= Carrera de bicicletas en el velódromo de Arroyo Seco =

Film by Félix Oliver

Carrera de bicicletas en el velódromo de Arroyo Seco

"Carrera de bicicletas en el velódromo de Arroyo Seco" (English: "Bicycle Race at the Arroyo Seco Cycle Track") is a documentary short produced by director Félix Oliver. It is considered the first Uruguayan film. The only known copy is preserved in the archives of Cinemateca Uruguaya.

==Plot==
The film portrays a cycling race at the Arroyo Seco velodrome, formerly located in Agraciada. The film shows four cyclists rounding the track while the audience claps. At one point, two women attempt to cross the track, but are forced back into the audience by the oncoming bicycles. The two women are finally able to reach the center of the track and two men standing in the center cross into the stands to join the audience.

==Production==
The film lasts four minutes. It was directed by Catalan ship owner Félix Oliver, who had purchased a camera, a projector and rolls of film in Europe.

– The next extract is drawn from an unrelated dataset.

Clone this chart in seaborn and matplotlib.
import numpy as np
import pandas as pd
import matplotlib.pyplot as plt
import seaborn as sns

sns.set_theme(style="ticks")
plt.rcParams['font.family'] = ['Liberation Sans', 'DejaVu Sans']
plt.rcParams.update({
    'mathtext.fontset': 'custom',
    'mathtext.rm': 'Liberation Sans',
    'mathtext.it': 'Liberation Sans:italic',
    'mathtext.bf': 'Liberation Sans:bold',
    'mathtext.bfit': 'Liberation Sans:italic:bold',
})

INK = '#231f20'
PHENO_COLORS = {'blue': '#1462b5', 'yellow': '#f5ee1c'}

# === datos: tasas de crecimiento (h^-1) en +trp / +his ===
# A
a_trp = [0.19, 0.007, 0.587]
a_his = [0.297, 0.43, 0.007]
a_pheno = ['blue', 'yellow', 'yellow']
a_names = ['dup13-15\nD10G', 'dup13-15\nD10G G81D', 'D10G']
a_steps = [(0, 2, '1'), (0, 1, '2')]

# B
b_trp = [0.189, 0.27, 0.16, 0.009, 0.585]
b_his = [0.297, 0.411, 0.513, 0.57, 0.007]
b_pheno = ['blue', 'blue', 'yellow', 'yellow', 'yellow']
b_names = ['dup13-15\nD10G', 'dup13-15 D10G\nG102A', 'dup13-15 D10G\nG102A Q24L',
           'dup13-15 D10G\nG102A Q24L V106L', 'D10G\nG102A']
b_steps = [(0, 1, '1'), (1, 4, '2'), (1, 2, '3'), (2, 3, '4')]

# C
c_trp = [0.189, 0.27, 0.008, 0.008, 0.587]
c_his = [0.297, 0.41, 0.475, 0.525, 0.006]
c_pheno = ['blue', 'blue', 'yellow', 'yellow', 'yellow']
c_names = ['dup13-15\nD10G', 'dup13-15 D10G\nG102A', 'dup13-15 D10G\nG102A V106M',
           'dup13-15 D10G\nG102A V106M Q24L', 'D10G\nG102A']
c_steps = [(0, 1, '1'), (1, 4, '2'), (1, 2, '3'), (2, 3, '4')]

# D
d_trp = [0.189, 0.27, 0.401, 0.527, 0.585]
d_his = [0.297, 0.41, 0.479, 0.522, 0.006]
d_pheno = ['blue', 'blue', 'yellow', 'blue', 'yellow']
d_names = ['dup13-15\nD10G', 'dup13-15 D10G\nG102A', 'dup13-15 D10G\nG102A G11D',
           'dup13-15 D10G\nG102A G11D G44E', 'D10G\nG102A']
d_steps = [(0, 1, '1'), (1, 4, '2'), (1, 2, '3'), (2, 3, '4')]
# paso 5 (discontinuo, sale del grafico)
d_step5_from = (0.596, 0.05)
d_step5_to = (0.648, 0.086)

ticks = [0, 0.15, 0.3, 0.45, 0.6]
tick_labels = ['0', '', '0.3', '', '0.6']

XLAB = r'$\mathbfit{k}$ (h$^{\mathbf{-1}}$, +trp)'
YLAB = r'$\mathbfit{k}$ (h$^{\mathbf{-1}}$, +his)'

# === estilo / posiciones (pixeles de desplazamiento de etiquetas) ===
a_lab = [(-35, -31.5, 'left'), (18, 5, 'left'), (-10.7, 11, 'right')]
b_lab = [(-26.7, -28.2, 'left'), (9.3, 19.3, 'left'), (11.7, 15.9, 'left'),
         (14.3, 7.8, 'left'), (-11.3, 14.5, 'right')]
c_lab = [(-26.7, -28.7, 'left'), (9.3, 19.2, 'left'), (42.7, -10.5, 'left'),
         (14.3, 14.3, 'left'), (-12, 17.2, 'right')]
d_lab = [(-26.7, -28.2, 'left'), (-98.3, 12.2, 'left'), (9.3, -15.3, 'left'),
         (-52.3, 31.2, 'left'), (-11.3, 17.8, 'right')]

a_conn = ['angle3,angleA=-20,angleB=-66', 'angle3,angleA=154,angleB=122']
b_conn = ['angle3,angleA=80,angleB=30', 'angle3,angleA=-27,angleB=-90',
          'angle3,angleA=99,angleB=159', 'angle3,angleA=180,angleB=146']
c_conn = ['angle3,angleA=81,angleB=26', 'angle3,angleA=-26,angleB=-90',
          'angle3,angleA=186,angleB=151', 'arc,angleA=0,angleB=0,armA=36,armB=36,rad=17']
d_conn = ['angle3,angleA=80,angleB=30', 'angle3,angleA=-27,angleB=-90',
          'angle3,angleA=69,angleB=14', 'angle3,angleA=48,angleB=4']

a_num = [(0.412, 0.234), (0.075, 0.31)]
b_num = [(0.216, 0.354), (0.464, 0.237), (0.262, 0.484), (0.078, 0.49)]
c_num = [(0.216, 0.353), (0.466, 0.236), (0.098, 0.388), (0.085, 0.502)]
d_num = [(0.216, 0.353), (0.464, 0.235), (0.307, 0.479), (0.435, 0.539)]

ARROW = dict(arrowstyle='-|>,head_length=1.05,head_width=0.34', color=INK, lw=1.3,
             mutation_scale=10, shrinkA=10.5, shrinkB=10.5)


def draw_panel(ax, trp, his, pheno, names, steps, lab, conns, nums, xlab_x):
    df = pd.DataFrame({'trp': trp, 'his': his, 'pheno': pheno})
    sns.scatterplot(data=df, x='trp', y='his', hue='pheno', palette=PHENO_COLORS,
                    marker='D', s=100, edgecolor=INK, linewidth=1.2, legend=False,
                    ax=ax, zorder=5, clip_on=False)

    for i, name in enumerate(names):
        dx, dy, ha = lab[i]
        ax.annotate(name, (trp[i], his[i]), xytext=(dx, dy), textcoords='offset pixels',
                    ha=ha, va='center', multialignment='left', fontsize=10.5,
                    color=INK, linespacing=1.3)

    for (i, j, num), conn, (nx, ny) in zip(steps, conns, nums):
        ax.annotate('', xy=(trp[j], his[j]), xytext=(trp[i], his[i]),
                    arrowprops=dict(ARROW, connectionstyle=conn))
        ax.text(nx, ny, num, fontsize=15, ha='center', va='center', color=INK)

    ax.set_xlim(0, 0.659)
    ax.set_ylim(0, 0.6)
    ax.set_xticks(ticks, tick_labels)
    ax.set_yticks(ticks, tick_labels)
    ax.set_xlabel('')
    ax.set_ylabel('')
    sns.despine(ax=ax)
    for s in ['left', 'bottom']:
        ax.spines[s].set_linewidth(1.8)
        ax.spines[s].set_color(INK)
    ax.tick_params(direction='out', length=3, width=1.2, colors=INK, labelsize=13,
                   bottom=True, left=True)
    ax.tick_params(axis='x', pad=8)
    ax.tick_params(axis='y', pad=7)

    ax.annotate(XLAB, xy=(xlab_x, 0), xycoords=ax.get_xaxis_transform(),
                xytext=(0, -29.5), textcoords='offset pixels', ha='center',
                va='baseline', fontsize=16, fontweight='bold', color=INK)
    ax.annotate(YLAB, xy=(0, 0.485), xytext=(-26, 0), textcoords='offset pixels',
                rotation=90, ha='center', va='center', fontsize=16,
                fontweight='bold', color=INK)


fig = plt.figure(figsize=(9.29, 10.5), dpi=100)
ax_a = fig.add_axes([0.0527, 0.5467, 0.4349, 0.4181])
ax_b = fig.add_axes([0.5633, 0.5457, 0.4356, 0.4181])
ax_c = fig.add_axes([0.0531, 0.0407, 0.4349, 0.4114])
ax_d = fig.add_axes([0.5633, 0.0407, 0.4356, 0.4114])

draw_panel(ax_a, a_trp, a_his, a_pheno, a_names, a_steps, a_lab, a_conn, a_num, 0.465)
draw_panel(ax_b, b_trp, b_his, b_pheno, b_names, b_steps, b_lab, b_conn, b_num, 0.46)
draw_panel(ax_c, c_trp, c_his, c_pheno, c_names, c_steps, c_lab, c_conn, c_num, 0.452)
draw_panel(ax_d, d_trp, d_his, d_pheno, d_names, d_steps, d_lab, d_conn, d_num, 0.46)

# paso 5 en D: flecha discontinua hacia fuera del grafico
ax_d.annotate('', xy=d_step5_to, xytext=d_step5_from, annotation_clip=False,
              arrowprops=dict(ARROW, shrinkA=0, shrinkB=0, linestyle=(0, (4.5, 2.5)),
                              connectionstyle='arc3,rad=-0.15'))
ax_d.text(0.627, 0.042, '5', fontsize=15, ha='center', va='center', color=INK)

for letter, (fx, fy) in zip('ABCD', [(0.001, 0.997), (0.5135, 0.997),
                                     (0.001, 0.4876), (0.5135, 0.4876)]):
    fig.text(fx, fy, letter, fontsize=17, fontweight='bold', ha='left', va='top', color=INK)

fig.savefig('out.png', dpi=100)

Most experts believe that "Carrerra" was filmed in 1898, but Juan Pablo Lepra has conjectured that the film was shot between October 1901 and the beginning of 1903, due to several sources that mention the velodrome was operational between these dates. The film forms part of a ten-film body of work by Oliver, the first films produced in Uruguay. Oliver was also the first person to exhibit films in the country. After its initial exhibitions by Oliver, "Carrerra" was not exhibited publicly until 1975.